#### [Your objective]
Produce a word-for-word copy of the listing below without its pictures.

#### [Data section]

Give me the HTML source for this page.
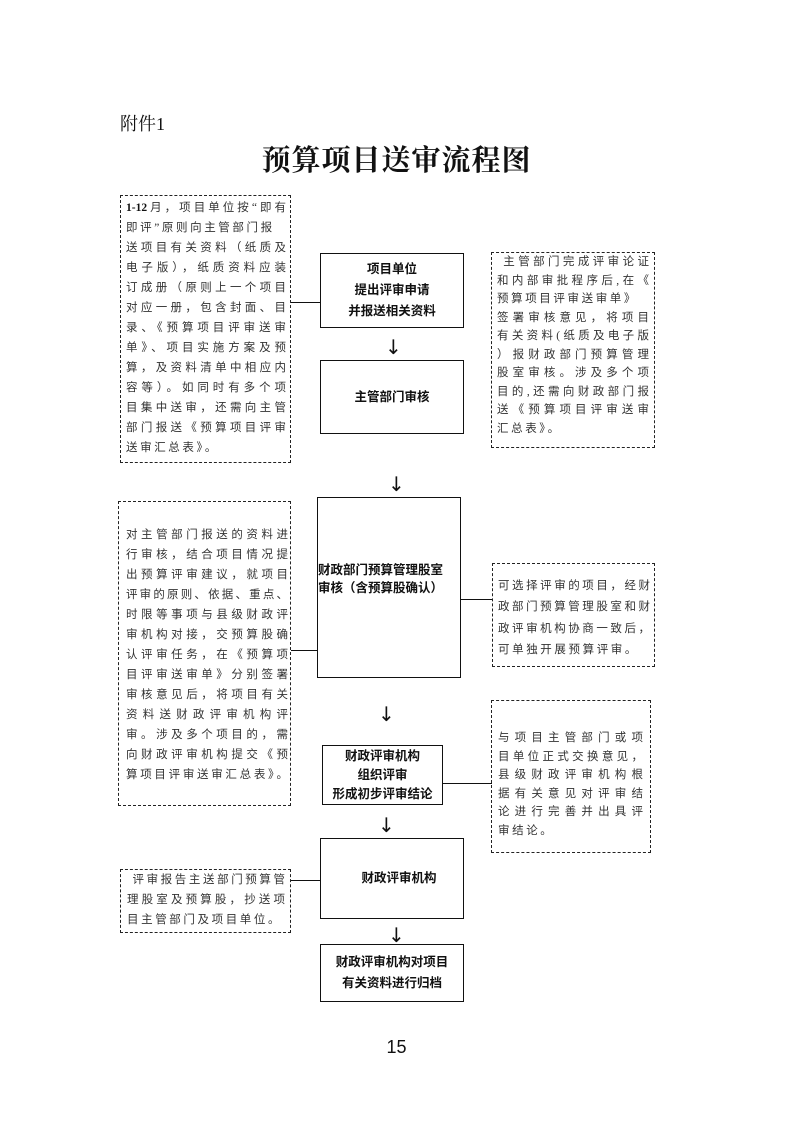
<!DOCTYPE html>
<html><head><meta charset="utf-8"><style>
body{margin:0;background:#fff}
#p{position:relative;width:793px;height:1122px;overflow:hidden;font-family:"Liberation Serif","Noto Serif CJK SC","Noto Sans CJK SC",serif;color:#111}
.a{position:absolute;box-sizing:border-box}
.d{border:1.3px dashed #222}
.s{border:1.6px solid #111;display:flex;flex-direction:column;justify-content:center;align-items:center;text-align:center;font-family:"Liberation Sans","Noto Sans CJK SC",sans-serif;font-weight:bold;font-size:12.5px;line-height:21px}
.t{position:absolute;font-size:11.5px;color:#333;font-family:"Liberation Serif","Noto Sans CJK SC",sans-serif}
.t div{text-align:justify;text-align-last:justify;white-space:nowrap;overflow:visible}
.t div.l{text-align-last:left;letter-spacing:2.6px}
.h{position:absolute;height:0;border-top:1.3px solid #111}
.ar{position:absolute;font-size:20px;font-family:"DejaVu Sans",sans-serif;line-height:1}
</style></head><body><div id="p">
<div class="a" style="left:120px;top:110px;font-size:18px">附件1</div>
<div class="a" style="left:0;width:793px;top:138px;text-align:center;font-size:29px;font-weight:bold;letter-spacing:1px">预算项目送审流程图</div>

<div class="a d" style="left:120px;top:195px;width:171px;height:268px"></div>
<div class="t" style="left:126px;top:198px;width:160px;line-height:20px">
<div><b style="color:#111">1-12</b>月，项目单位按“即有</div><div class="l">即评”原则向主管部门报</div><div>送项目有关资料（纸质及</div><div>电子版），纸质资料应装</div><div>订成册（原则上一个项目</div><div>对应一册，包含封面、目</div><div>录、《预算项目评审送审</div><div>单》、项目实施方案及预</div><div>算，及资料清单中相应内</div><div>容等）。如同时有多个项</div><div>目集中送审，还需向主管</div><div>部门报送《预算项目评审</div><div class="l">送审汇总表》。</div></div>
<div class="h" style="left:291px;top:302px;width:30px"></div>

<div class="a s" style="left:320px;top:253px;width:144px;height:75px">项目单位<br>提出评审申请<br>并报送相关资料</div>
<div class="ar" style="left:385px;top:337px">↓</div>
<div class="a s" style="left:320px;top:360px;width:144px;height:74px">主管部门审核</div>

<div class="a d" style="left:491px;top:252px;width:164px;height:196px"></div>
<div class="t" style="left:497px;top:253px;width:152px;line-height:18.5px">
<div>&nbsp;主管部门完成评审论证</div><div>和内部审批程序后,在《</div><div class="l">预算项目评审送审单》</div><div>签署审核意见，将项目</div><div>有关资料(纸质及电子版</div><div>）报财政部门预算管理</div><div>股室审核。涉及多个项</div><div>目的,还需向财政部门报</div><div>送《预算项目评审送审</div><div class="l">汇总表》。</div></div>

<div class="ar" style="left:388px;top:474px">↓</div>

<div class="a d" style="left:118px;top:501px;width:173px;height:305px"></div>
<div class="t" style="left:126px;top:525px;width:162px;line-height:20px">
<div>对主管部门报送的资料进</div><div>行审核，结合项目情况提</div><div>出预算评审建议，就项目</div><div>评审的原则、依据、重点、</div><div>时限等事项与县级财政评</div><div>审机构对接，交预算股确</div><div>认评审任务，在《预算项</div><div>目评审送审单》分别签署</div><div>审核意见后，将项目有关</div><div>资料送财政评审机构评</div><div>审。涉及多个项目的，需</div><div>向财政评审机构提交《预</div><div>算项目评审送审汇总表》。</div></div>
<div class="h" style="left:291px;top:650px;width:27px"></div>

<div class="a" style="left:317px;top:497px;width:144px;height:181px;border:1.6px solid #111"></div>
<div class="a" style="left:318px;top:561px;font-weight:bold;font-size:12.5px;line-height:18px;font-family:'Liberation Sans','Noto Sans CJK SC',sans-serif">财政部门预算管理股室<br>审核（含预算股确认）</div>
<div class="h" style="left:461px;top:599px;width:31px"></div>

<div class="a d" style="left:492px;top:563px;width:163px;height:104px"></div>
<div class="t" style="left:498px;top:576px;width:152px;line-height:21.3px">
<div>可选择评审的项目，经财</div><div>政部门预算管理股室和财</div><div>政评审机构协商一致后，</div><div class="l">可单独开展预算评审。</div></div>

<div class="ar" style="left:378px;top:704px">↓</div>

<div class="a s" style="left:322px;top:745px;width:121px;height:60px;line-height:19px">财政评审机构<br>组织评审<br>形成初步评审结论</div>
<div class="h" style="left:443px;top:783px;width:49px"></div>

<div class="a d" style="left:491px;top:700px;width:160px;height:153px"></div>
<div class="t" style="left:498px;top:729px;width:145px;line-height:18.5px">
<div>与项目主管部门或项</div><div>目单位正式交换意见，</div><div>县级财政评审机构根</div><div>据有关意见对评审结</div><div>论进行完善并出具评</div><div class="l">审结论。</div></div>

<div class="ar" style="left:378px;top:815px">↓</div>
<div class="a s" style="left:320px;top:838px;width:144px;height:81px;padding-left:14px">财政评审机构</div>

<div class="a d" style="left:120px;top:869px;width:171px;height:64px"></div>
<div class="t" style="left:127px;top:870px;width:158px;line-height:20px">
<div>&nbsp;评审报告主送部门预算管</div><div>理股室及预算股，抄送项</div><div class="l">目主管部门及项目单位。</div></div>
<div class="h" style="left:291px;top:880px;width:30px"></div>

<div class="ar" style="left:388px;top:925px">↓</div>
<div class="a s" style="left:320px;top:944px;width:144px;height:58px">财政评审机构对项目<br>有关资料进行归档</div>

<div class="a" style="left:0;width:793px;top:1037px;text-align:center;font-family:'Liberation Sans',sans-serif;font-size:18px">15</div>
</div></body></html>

#### [Final result]
Give me the HTML source for this page.
<!DOCTYPE html>
<html><head><meta charset="utf-8"><style>
body{margin:0;background:#fff}
#p{position:relative;width:793px;height:1122px;overflow:hidden;font-family:"Liberation Serif","Noto Serif CJK SC","Noto Sans CJK SC",serif;color:#111}
.a{position:absolute;box-sizing:border-box}
.d{border:1.3px dashed #222}
.s{border:1.6px solid #111;display:flex;flex-direction:column;justify-content:center;align-items:center;text-align:center;font-family:"Liberation Sans","Noto Sans CJK SC",sans-serif;font-weight:bold;font-size:12.5px;line-height:21px}
.t{position:absolute;font-size:11.5px;color:#333;font-family:"Liberation Serif","Noto Sans CJK SC",sans-serif}
.t div{text-align:justify;text-align-last:justify;white-space:nowrap;overflow:visible}
.t div.l{text-align-last:left;letter-spacing:2.6px}
.h{position:absolute;height:0;border-top:1.3px solid #111}
.ar{position:absolute;font-size:20px;font-family:"DejaVu Sans",sans-serif;line-height:1}
</style></head><body><div id="p">
<div class="a" style="left:120px;top:110px;font-size:18px">附件1</div>
<div class="a" style="left:0;width:793px;top:138px;text-align:center;font-size:29px;font-weight:bold;letter-spacing:1px">预算项目送审流程图</div>

<div class="a d" style="left:120px;top:195px;width:171px;height:268px"></div>
<div class="t" style="left:126px;top:198px;width:160px;line-height:20px">
<div><b style="color:#111">1-12</b>月，项目单位按“即有</div><div class="l">即评”原则向主管部门报</div><div>送项目有关资料（纸质及</div><div>电子版），纸质资料应装</div><div>订成册（原则上一个项目</div><div>对应一册，包含封面、目</div><div>录、《预算项目评审送审</div><div>单》、项目实施方案及预</div><div>算，及资料清单中相应内</div><div>容等）。如同时有多个项</div><div>目集中送审，还需向主管</div><div>部门报送《预算项目评审</div><div class="l">送审汇总表》。</div></div>
<div class="h" style="left:291px;top:302px;width:30px"></div>

<div class="a s" style="left:320px;top:253px;width:144px;height:75px">项目单位<br>提出评审申请<br>并报送相关资料</div>
<div class="ar" style="left:385px;top:337px">↓</div>
<div class="a s" style="left:320px;top:360px;width:144px;height:74px">主管部门审核</div>

<div class="a d" style="left:491px;top:252px;width:164px;height:196px"></div>
<div class="t" style="left:497px;top:253px;width:152px;line-height:18.5px">
<div>&nbsp;主管部门完成评审论证</div><div>和内部审批程序后,在《</div><div class="l">预算项目评审送审单》</div><div>签署审核意见，将项目</div><div>有关资料(纸质及电子版</div><div>）报财政部门预算管理</div><div>股室审核。涉及多个项</div><div>目的,还需向财政部门报</div><div>送《预算项目评审送审</div><div class="l">汇总表》。</div></div>

<div class="ar" style="left:388px;top:474px">↓</div>

<div class="a d" style="left:118px;top:501px;width:173px;height:305px"></div>
<div class="t" style="left:126px;top:525px;width:162px;line-height:20px">
<div>对主管部门报送的资料进</div><div>行审核，结合项目情况提</div><div>出预算评审建议，就项目</div><div>评审的原则、依据、重点、</div><div>时限等事项与县级财政评</div><div>审机构对接，交预算股确</div><div>认评审任务，在《预算项</div><div>目评审送审单》分别签署</div><div>审核意见后，将项目有关</div><div>资料送财政评审机构评</div><div>审。涉及多个项目的，需</div><div>向财政评审机构提交《预</div><div>算项目评审送审汇总表》。</div></div>
<div class="h" style="left:291px;top:650px;width:27px"></div>

<div class="a" style="left:317px;top:497px;width:144px;height:181px;border:1.6px solid #111"></div>
<div class="a" style="left:318px;top:561px;font-weight:bold;font-size:12.5px;line-height:18px;font-family:'Liberation Sans','Noto Sans CJK SC',sans-serif">财政部门预算管理股室<br>审核（含预算股确认）</div>
<div class="h" style="left:461px;top:599px;width:31px"></div>

<div class="a d" style="left:492px;top:563px;width:163px;height:104px"></div>
<div class="t" style="left:498px;top:576px;width:152px;line-height:21.3px">
<div>可选择评审的项目，经财</div><div>政部门预算管理股室和财</div><div>政评审机构协商一致后，</div><div class="l">可单独开展预算评审。</div></div>

<div class="ar" style="left:378px;top:704px">↓</div>

<div class="a s" style="left:322px;top:745px;width:121px;height:60px;line-height:19px">财政评审机构<br>组织评审<br>形成初步评审结论</div>
<div class="h" style="left:443px;top:783px;width:49px"></div>

<div class="a d" style="left:491px;top:700px;width:160px;height:153px"></div>
<div class="t" style="left:498px;top:729px;width:145px;line-height:18.5px">
<div>与项目主管部门或项</div><div>目单位正式交换意见，</div><div>县级财政评审机构根</div><div>据有关意见对评审结</div><div>论进行完善并出具评</div><div class="l">审结论。</div></div>

<div class="ar" style="left:378px;top:815px">↓</div>
<div class="a s" style="left:320px;top:838px;width:144px;height:81px;padding-left:14px">财政评审机构</div>

<div class="a d" style="left:120px;top:869px;width:171px;height:64px"></div>
<div class="t" style="left:127px;top:870px;width:158px;line-height:20px">
<div>&nbsp;评审报告主送部门预算管</div><div>理股室及预算股，抄送项</div><div class="l">目主管部门及项目单位。</div></div>
<div class="h" style="left:291px;top:880px;width:30px"></div>

<div class="ar" style="left:388px;top:925px">↓</div>
<div class="a s" style="left:320px;top:944px;width:144px;height:58px">财政评审机构对项目<br>有关资料进行归档</div>

<div class="a" style="left:0;width:793px;top:1037px;text-align:center;font-family:'Liberation Sans',sans-serif;font-size:18px">15</div>
</div></body></html>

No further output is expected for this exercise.